At any time in the process, the British could have — had Parliament been prepared to vote the necessary funds — out build the French with one hand tied behind their backs. As it was, the Royal Navy had an enormously deep 'bench' of wooden ships-of-the-line (many of which were converted into ironclads) which were gradually phased out in favor of iron-hulled vessels. With that pool of liners available, the Brits had greater freedom to build samples and try different ideas. And while you are disparaging British designs, there are always French designs to consider like, oh,
Redoubtable, which gave (theoretically) all around fire at the expense broadside firing arcs so limited that only a single battery gun would bear in many directions. The British policy was a combination of benign neglect and deliberate experimentation in this period, and Britain had the industrial power and the naval depth of strength to get away with that.
Your contempt for
Warrior and her handiness is, I think, rather overstated.

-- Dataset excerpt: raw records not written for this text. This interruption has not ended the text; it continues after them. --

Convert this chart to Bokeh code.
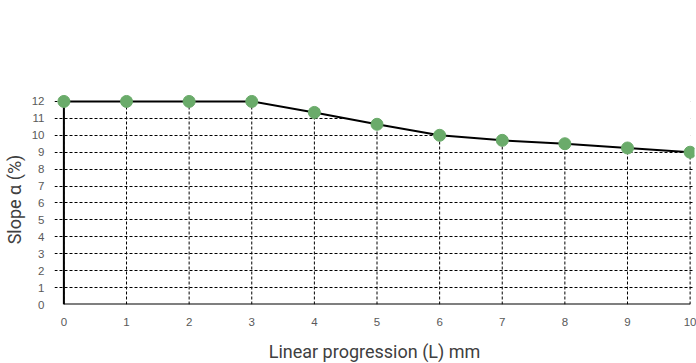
from bokeh.plotting import figure
from bokeh.models import FixedTicker, Range1d, ColumnDataSource
from bokeh.embed import file_html
from bokeh.resources import INLINE

# data
x_vals = [0, 1, 2, 3, 4, 5, 6, 7, 8, 9, 10]
slope = [12, 12, 12, 12, 11.35, 10.65, 10.0, 9.7, 9.5, 9.25, 9.0]
x_ticks = [0, 1, 2, 3, 4, 5, 6, 7, 8, 9, 10]
y_ticks = [0, 1, 2, 3, 4, 5, 6, 7, 8, 9, 10, 11, 12]

x_end = 10.07
y_top = 12.41
p = figure(width=688, height=355, output_backend="svg", toolbar_location=None,
           x_range=Range1d(-0.15, x_end), y_range=Range1d(0, y_top),
           frame_width=640, frame_height=210,
           min_border_left=45, min_border_right=3, min_border_top=94, min_border_bottom=51)
p.outline_line_color = None
p.background_fill_color = "white"

p.xgrid.visible = False
p.ygrid.grid_line_color = "black"
p.ygrid.grid_line_dash = "3 2"
p.ygrid.grid_line_width = 1
p.ygrid.ticker = FixedTicker(ticks=y_ticks)

src = ColumnDataSource(dict(x=x_vals, y=slope, top=[y_top] * len(x_vals),
                            base=[y_ticks[0]] * len(x_vals)))
# mask the horizontal grid above the curve (and right of the last point)
p.varea(x="x", y1="y", y2="top", source=src, fill_color="white")
p.varea(x=[x_vals[-1], x_end], y1=[slope[-1], slope[-1]], y2=[y_top, y_top],
        fill_color="white")
# vertical grid lines up to the curve
p.segment(x0="x", y0="base", x1="x", y1="y", source=src,
          line_color="black", line_dash="3 2", line_width=1)

# axes lines at x=0 / y=0
p.segment(x0=[x_vals[0], x_vals[0]], y0=[y_ticks[0], y_ticks[0]],
          x1=[x_vals[0], x_vals[-1]], y1=[y_ticks[-1], y_ticks[0]],
          line_color="black", line_width=2)

p.line(x="x", y="y", source=src, line_color="black", line_width=2)
p.scatter(x="x", y="y", source=src, size=12, fill_color="#6aab6a", line_color="#6aab6a")

for ax in (p.xaxis, p.yaxis):
    ax.axis_line_color = None
    ax.major_tick_line_color = None
    ax.minor_tick_line_color = None
    ax.major_label_text_color = "#595959"
    ax.major_label_text_font = "Liberation Sans"
    ax.major_label_text_font_size = "11.5px"
    ax.axis_label_text_color = "#404040"
    ax.axis_label_text_font = "Roboto"
    ax.axis_label_text_font_size = "18px"
    ax.axis_label_text_font_style = "normal"

p.xaxis.ticker = FixedTicker(ticks=x_ticks)
p.yaxis.ticker = FixedTicker(ticks=y_ticks)
p.xaxis.axis_label = "Linear progression (L) mm"
p.yaxis.axis_label = "Slope α (%)"
p.xaxis.major_label_standoff = 7
p.yaxis.major_label_standoff = 4
p.xaxis.axis_label_standoff = 12
p.yaxis.axis_label_standoff = 4

open("out.html", "w").write(file_html(p, INLINE))
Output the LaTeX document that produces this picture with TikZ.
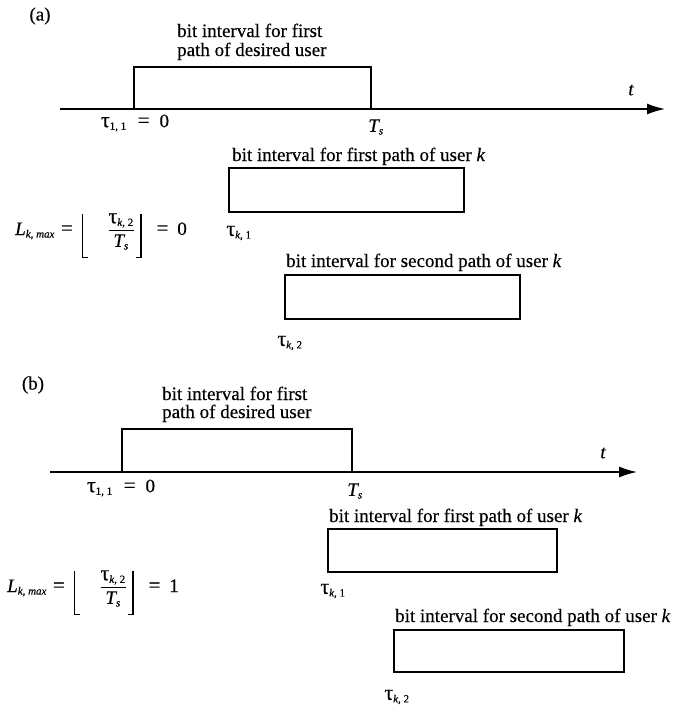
\documentclass[tikz,border=0pt]{standalone}
\usepackage{amsmath}
\usepackage{graphicx}
\usepackage{fontspec}
\setmainfont{Liberation Serif}[FakeBold=0.4]
\usetikzlibrary{arrows.meta}
\DeclareMathSizes{19}{19}{11}{9}
\newcommand{\vi}[1]{\text{\itshape #1}}
\newcommand{\tauc}{\text{\scalebox{1.15}{τ}}}
\newcommand{\eqs}{\text{\scalebox{1.1}{=}}}
\newcommand{\lflbr}{\rlap{\rule[-23pt]{6pt}{1.3pt}}\rule[-23pt]{1.3pt}{44pt}}
\newcommand{\rflbr}{\rule[-23pt]{1.3pt}{44pt}\llap{\rule[-23pt]{6pt}{1.3pt}}}
\newcommand{\lmaxeq}[1]{\nulldelimiterspace=3.5pt$\vi{L}_{\vi{k}\text{, }\vi{max}}\hspace{6pt}\eqs\hspace{9pt}\lflbr\hspace{22pt}\dfrac{\tauc_{\vi{k}\text{, 2}}}{\vi{T}_{\vi{s}}}\hspace{3pt}\rflbr\hspace{15pt}\eqs\hspace{9pt}\text{#1}$}
\begin{document}
\begin{tikzpicture}[x=1pt,y=-1pt,
  every node/.style={inner sep=0pt,font=\fontsize{19}{19}\selectfont},
  bitbox/.style={draw,line width=1.1pt,inner sep=0pt},
  pulse/.style={draw,line width=1.1pt},
  taxis/.style={line width=1.5pt,-{Latex[length=18pt,width=11pt]}},
  txt/.style={anchor=base west},
  lbl/.style={anchor=center},
  eqn/.style={anchor=base west}]
\useasboundingbox (0,0) rectangle (680,705);
% ---------------- (a) ----------------
\node[lbl] (pa) at (40,16) {(a)};
\node[txt] (da1) at (177,37) {bit interval for first};
\node[txt] (da2) at (177,56) {path of desired user};
\coordinate (a0) at (60,109);
\coordinate (aend) at (665,109);
\coordinate (pal) at (134,109);
\coordinate (par) at (371,109);
\draw[pulse] (pal) |- (371,67) -- (par);
\draw[taxis] (a0) -- (aend);
\node[lbl] (ta) at (631,90) {\itshape t};
\node[lbl] (tau11a) at (135,123) {$\tauc_{\text{1, 1}}\hspace{11pt}\eqs\hspace{10pt}\text{0}$};
\node[lbl] (tsa) at (376,127) {$\vi{T}_{\vi{s}}$};
\node[txt] (f1a) at (232,161) {bit interval for first path of user \itshape k};
\node[bitbox,minimum width=235pt,minimum height=44pt] (b1a) at (346.5,190) {};
\node[lbl] (tk1a) at (239,233) {$\tauc_{\vi{k}\text{, 1}}$};
\node[eqn] (la) at (15,235) {\lmaxeq{0}};
\node[txt] (f2a) at (286,267) {bit interval for second path of user \itshape k};
\node[bitbox,minimum width=235pt,minimum height=44pt] (b2a) at (402.5,297) {};
\node[lbl] (tk2a) at (290,343) {$\tauc_{\vi{k}\text{, 2}}$};
% ---------------- (b) ----------------
\node[lbl] (pb) at (33,385) {(b)};
\node[txt] (db1) at (162,400) {bit interval for first};
\node[txt] (db2) at (162,418) {path of desired user};
\coordinate (b0) at (50,472);
\coordinate (bend) at (637,472);
\coordinate (pbl) at (122,472);
\coordinate (pbr) at (352,472);
\draw[pulse] (pbl) |- (352,429) -- (pbr);
\draw[taxis] (b0) -- (bend);
\node[lbl] (tb) at (603,453) {\itshape t};
\node[lbl] (tau11b) at (121,488) {$\tauc_{\text{1, 1}}\hspace{11pt}\eqs\hspace{10pt}\text{0}$};
\node[lbl] (tsb) at (355,491) {$\vi{T}_{\vi{s}}$};
\node[txt] (f1b) at (329,522) {bit interval for first path of user \itshape k};
\node[bitbox,minimum width=229pt,minimum height=43pt] (b1b) at (442.5,550.5) {};
\node[lbl] (tk1b) at (333,591) {$\tauc_{\vi{k}\text{, 1}}$};
\node[eqn] (lb) at (7,592) {\lmaxeq{1}};
\node[txt] (f2b) at (395,622) {bit interval for second path of user \itshape k};
\node[bitbox,minimum width=230pt,minimum height=42pt] (b2b) at (509,651) {};
\node[lbl] (tk2b) at (397,697) {$\tauc_{\vi{k}\text{, 2}}$};
\end{tikzpicture}
\end{document}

Now, when you get to something like the British
Minotaur class, you have a point, but ironclads aren't supposed to be maneuvering agaiinst enemy ships at point-blank range, and it's highly unlikely that
Warriors turning radius and lack of power assisted steering would have posed a significant tactical disadvantage, while the unprotected steeriing was addressed --- and fixed --- in
Achilles. As far as the ironclad fleet of the 1860-1880 period is concerned, most of its units were, indeed, wooden-hulled, but that was also true of the French ironclads (aside from
Couronne,
Heroine, and --- I think ---
Friedland) between 1859 and 1879 or so. It’s also true that there was greater variation in the
designed speeds of the British ships, but maritime engineering of the period was still more of an art than a science and the
effective speeds of almost all of these ships were lower than the designed and/or trial speeds. The British speed
ranges tended to be more reliable than most (certainly than for the French), and the ability to maintain a given fleet speed was more important than the speed of individual ships. That is, tactical cohesion meant the speed of the fleet was that of its
slowest unit and the ability to maneuver cohesively was more important than the layout of the armament of any single unit of the fleet. Really bizarre gun mountings, as you observe, could make it difficult to come up with tactical formations which allowed fire to be massed effectively, but the situation was nowhere near as bad for the Brits as your example suggests.
The point that I’m making here is that while there may have been brief periods in which the French Navy appeared to be superior to the Royal Navy, that appearance (1) was more apparent than real when the capabilities of both
navies are considered rather than looking at cherry-picked individual ships and (2) resulted far more from British indifference to what the French were up to than from any French ability to shift the balance of naval power in France’s favor or fundamental inability of Britain to design superior warships. Britain
permitted France to attain bursts of semi-equality, but the UK could take back superiority any time it chose to do so . . . as it demonstrated more than once throughout your period and as it had pretty damned clearly established by 1890.
I’m not a great admirer of all things British, and I’m one of the people who think Fisher gets
way too much credit as the “father of the dreadnought revolution,” but arguing that any other naval power was in a position to realistically challenge Great Britain at any time between 1815 and 1905 is just plain silly. It’s too easy to get trapped in the material school of thought — of comparing inches of belt armor, speed of individual ships, etc. — and miss the reality that seapower depends on an entire constellation of capabilities, platform numbers, and infrastructure. The British Army, quite frankly, would have been fighting
way above its weight in a conflict with any major European land power in that same period from 1815 through 1905, but the same is true for any naval power going after Great Britain.